Dans la rue, Alexis a pour sa part apprivoisé les lettrages des graffitis, puis les murales. En 2020, c’est lui qui a signé la murale en hommage à son père, à Montréal.
Les immeubles abandonnés ont été les lieux où il a peaufiné son art. « Cela m’a permis de découvrir et de pratiquer des choses », avoue-t-il.
Mais c’est dès la petite enfance qu’Alexis a manifesté son penchant pour les arts plastiques, lui qui suivait ses parents artistes de galeries d’art en performance.
Course infernale, l’une des peintures d’Armand Vaillancourt, qui a été reproduite sur l’affiche de l’exposition, montre d’ailleurs une spirale blanche et jaune sur laquelle se trouvent des petites voitures qui appartenaient à Alexis enfant, dont sa préférée, une automobile bleue qui est au centre de l’œuvre.
Des œuvres qui se répondent
Les œuvres d’Alexis, Armand Vaillancourt et sa conjointe, l’artiste Joanne Beaulieu, qui est d’ailleurs à l’origine de l’exposition, les ont conservées religieusement.
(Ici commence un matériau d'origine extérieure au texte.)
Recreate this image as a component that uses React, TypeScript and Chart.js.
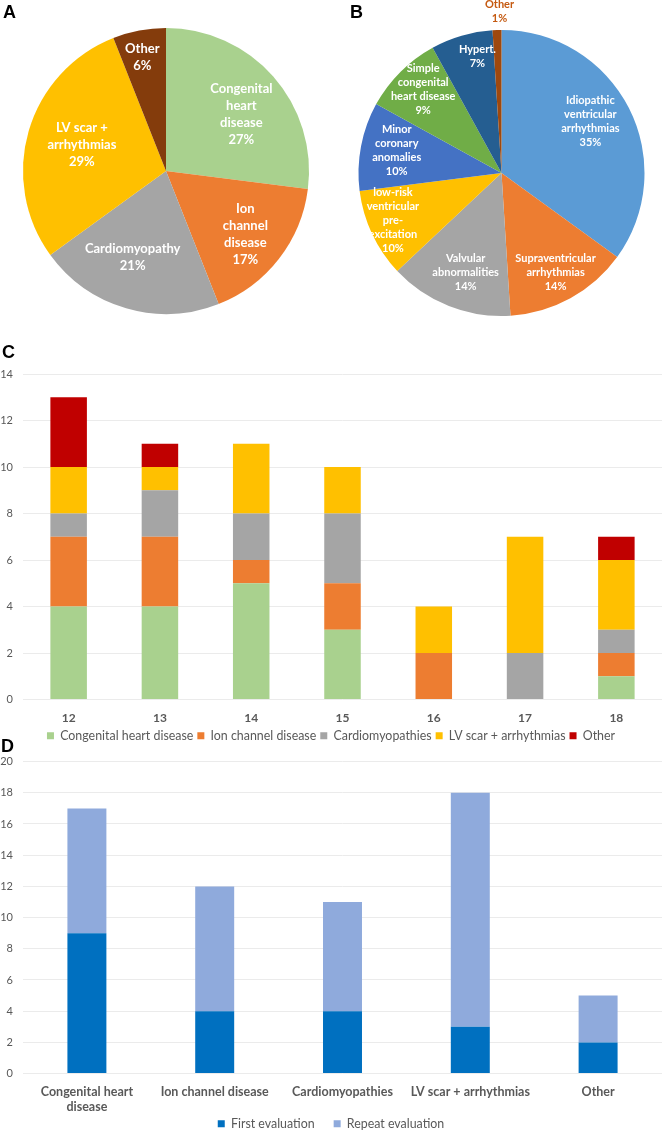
import React, { useEffect, useRef } from 'react';
import { Chart, registerables } from 'chart.js';

Chart.register(...registerables);

// ---------- DATA ----------
// Panel A
const pieALabels = [['Congenital', 'heart', 'disease'], ['Ion', 'channel', 'disease'], ['Cardiomyopathy'], ['LV scar +', 'arrhythmias'], ['Other']];
const pieAValues = [27, 17, 21, 29, 6];
const pieAColors = ['#A9D18E', '#ED7D31', '#A5A5A5', '#FFC000', '#843C0C'];

// Panel B
const pieBLabels = [
  ['Idiopathic', 'ventricular', 'arrhythmias'],
  ['Supraventricular', 'arrhythmias'],
  ['Valvular', 'abnormalities'],
  ['low-risk', 'ventricular', 'pre-', 'excitation'],
  ['Minor', 'coronary', 'anomalies'],
  ['Simple', 'congenital', 'heart disease'],
  ['Hypert.'],
  ['Other'],
];
const pieBValues = [35, 14, 14, 10, 10, 9, 7, 1];
const pieBColors = ['#5B9BD5', '#ED7D31', '#A5A5A5', '#FFC000', '#4472C4', '#70AD47', '#255E91', '#9E480E'];

// Panel C
const ageCategories = ['12', '13', '14', '15', '16', '17', '18'];
const cSeriesNames = ['Congenital heart disease', 'Ion channel disease', 'Cardiomyopathies', 'LV scar + arrhythmias', 'Other'];
const congenitalByAge = [4, 4, 5, 3, 0, 0, 1];
const ionChannelByAge = [3, 3, 1, 2, 2, 0, 1];
const cardiomyopathyByAge = [1, 2, 2, 3, 0, 2, 1];
const lvScarByAge = [2, 1, 3, 2, 2, 5, 3];
const otherByAge = [3, 1, 0, 0, 0, 0, 1];
const cSeriesColors = ['#A9D18E', '#ED7D31', '#A5A5A5', '#FFC000', '#C00000'];
const cYMax = 14;
const cYStep = 2;

// Panel D
const dCategories = [['Congenital heart', 'disease'], 'Ion channel disease', 'Cardiomyopathies', 'LV scar + arrhythmias', 'Other'];
const dSeriesNames = ['First evaluation', 'Repeat evaluation'];
const firstEvaluation = [9, 4, 4, 3, 2];
const repeatEvaluation = [8, 8, 7, 15, 3];
const dSeriesColors = ['#0070C0', '#8FAADC'];
const dYMax = 20;
const dYStep = 2;

// ---------- STYLE ----------
const FONT = 'Lato, "Open Sans", sans-serif';
const TICK_COLOR = '#595959';
const GRID_COLOR = '#EBEBEB';

const pieLabelPlugin = {
  id: 'pieLabels',
  afterDatasetsDraw(chart: any, _args: any, opts: any) {
    const ctx = chart.ctx;
    const meta = chart.getDatasetMeta(0);
    const ds = chart.data.datasets[0];
    const labels = chart.data.labels as string[][];
    ctx.save();
    ctx.font = `bold ${opts.fontSize}px ${FONT}`;
    ctx.textAlign = 'center';
    ctx.textBaseline = 'middle';
    meta.data.forEach((el: any, i: number) => {
      const p = el.getProps(['x', 'y', 'startAngle', 'endAngle', 'outerRadius'], true);
      const mid = (p.startAngle + p.endAngle) / 2 + ((opts.nudges[i] || 0) * Math.PI) / 180;
      const r = p.outerRadius * opts.radii[i];
      const cx = p.x + Math.cos(mid) * r;
      const cy = p.y + Math.sin(mid) * r;
      const lines = [...labels[i], `${ds.data[i]}%`];
      const h = opts.lineHeight;
      const y0 = cy - ((lines.length - 1) * h) / 2;
      ctx.fillStyle = (opts.colors && opts.colors[i]) || '#FFFFFF';
      lines.forEach((t: string, k: number) => ctx.fillText(t, cx, y0 + k * h));
    });
    ctx.restore();
  },
};

// moves the built-in legend box vertically after layout
const legendShiftPlugin = {
  id: 'legendShift',
  afterLayout(chart: any, _args: any, opts: any) {
    const lg = chart.legend;
    if (lg && opts && opts.dy) {
      lg.top += opts.dy;
      lg.bottom += opts.dy;
    }
  },
};

function ChartCanvas({ config, style, width, height }: any) {
  const ref = useRef<HTMLCanvasElement>(null);
  useEffect(() => {
    if (!ref.current) return;
    const chart = new Chart(ref.current, config());
    return () => chart.destroy();
  }, []);
  return <canvas ref={ref} width={width} height={height} style={{ position: 'absolute', ...style }} />;
}

const pieConfig = (labels: string[][], values: number[], colors: string[], padding: any, labelOpts: any) => () => ({
  type: 'pie',
  data: {
    labels,
    datasets: [{ data: values, backgroundColor: colors, borderWidth: 0, hoverOffset: 0, offset: 0 }],
  },
  options: {
    responsive: false,
    animation: false,
    layout: { padding },
    events: [],
    plugins: { legend: { display: false }, tooltip: { enabled: false }, pieLabels: labelOpts },
  },
  plugins: [pieLabelPlugin],
});

const yAxis = (max: number, step: number) => ({
  stacked: true,
  min: 0,
  max,
  ticks: { stepSize: step, color: TICK_COLOR, font: { family: FONT, size: 11 }, padding: 10 },
  grid: { color: GRID_COLOR, drawTicks: false, lineWidth: 1 },
  border: { display: false },
  afterFit: (s: any) => { s.width = 23; },
});

const xAxis = (h: number, size: number) => ({
  stacked: true,
  ticks: { color: TICK_COLOR, font: { family: FONT, size, weight: 'bold' }, padding: 11, autoSkip: false, maxRotation: 0 },
  grid: { display: false, drawTicks: false },
  border: { display: false },
  afterFit: (s: any) => { s.height = h; },
});

const legendOpts = (pad: number, size: number) => ({
  position: 'bottom',
  labels: { boxWidth: 7, boxHeight: 7, padding: pad, color: TICK_COLOR, font: { family: FONT, size } },
});

const configC = () => ({
  type: 'bar',
  data: {
    labels: ageCategories,
    datasets: [congenitalByAge, ionChannelByAge, cardiomyopathyByAge, lvScarByAge, otherByAge].map((d, i) => ({
      label: cSeriesNames[i],
      data: d,
      backgroundColor: cSeriesColors[i],
      borderWidth: 0,
      categoryPercentage: 1,
      barPercentage: 0.4,
    })),
  },
  options: {
    responsive: false,
    animation: false,
    events: [],
    layout: { padding: { top: 29, left: 0, right: 4, bottom: 3 } },
    scales: { x: xAxis(26, 12), y: yAxis(cYMax, cYStep) },
    plugins: { legend: legendOpts(4, 12.4), tooltip: { enabled: false } },
  },
});

const configD = () => ({
  type: 'bar',
  data: {
    labels: dCategories,
    datasets: [firstEvaluation, repeatEvaluation].map((d, i) => ({
      label: dSeriesNames[i],
      data: d,
      backgroundColor: dSeriesColors[i],
      borderWidth: 0,
      categoryPercentage: 1,
      barPercentage: 0.305,
    })),
  },
  options: {
    responsive: false,
    animation: false,
    events: [],
    layout: { padding: { top: 16, left: 0, right: 4, bottom: 0 } },
    scales: { x: xAxis(42, 12.5), y: yAxis(dYMax, dYStep) },
    plugins: { legend: legendOpts(19, 12.4), tooltip: { enabled: false }, legendShift: { dy: -17 } },
  },
  plugins: [legendShiftPlugin],
});

const letterStyle: any = {
  position: 'absolute',
  fontFamily: '"Liberation Sans", Arial, sans-serif',
  fontWeight: 'bold',
  fontSize: 18,
  lineHeight: '18px',
  color: '#000',
  zIndex: 5,
};

export default function App() {
  return (
    <div style={{ position: 'absolute', left: 0, top: 0, width: 666, height: 1134, overflow: 'hidden', background: '#fff' }}>
      <ChartCanvas
        width={333}
        height={320}
        style={{ left: 0, top: 0 }}
        config={pieConfig(pieALabels, pieAValues, pieAColors, { left: 23, top: 28, right: 24, bottom: 6 }, {
          fontSize: 13,
          lineHeight: 17,
          radii: [0.66, 0.71, 0.65, 0.615, 0.81],
          nudges: [4.4, 0.8, 4.8, 0.8, -1],
        })}
      />
      <ChartCanvas
        width={333}
        height={320}
        style={{ left: 333, top: 0 }}
        config={pieConfig(pieBLabels, pieBValues, pieBColors, { left: 25, top: 30, right: 21, bottom: 4 }, {
          fontSize: 11,
          lineHeight: 14,
          radii: [0.72, 0.79, 0.74, 0.83, 0.75, 0.8, 0.83, 1.13],
          nudges: [-3.3, 0.2, -1.8, 1.4, 1.6, 1.8, 4.5, 1.1],
          colors: [null, null, null, null, null, null, null, '#C55A11'],
        })}
      />
      <ChartCanvas width={666} height={410} style={{ left: 0, top: 345 }} config={configC} />
      <ChartCanvas width={666} height={412} style={{ left: 0, top: 745 }} config={configD} />
      <div style={{ ...letterStyle, left: 3, top: 3 }}>A</div>
      <div style={{ ...letterStyle, left: 350, top: 3 }}>B</div>
      <div style={{ ...letterStyle, left: 2, top: 343 }}>C</div>
      <div style={{ ...letterStyle, left: 1, top: 737 }}>D</div>
    </div>
  );
}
Le trio a d’ailleurs déjà présenté une exposition commune quand Alexis avait environ sept ans.
« Depuis le début, on a pu suivre ce qu’il faisait, et vice-versa », souligne le père, qui s’extasie encore sur les œuvres de jeunesse de son fils.
« J’ai travaillé avec Joanne pas mal sur le choix des œuvres et sur la scénographie. Et je pense qu’on n’avait pas envie que l’exposition soit séparée au milieu, avec chacun nos œuvres de notre côté. Armand a une sélection d’œuvres qui est incroyable, il en a des centaines et des centaines. Moi, je suis plus jeune, c’est plus restreint, mais j’ai quand même essayé de trouver un lien entre nos travaux », note Alexis. « J’aime les volumes, et j’aime beaucoup l’architecture. Avec le format, il y a quelque chose de plus vivant, quelque chose qui est plus grand que soi. »
À ses côtés, Armand demeure intarissable, sur l’art, mais surtout sur la vie, sur l’engagement social, et sur sa quête de justice et d’équité. Sur un mur de l’exposition, on peut voir la pièce J’ai faim, qu’il a créée en 1999 pour le 150e anniversaire de la Société Saint-Vincent-de-Paul, où des mains semblent s’élever pour réclamer de manger à leur faim.
J’aime les volumes, et j’aime beaucoup l’architecture. Avec le format, il y a quelque chose de plus vivant, quelque chose qui est plus grand que toi.
« J’ai faim, c’était certain que je l’apportais, relate Joanne Beaulieu. C’est une œuvre statement, qu’Armand présente souvent. »
Avec le père et le fils, la discussion aborde nécessairement le thème de l’environnement. L’humanité « va frapper un mur », se désole Armand Vaillancourt en évoquant la crise climatique, alors que son fils répond qu’en réaction, il s’applique à vivre de son mieux le moment présent.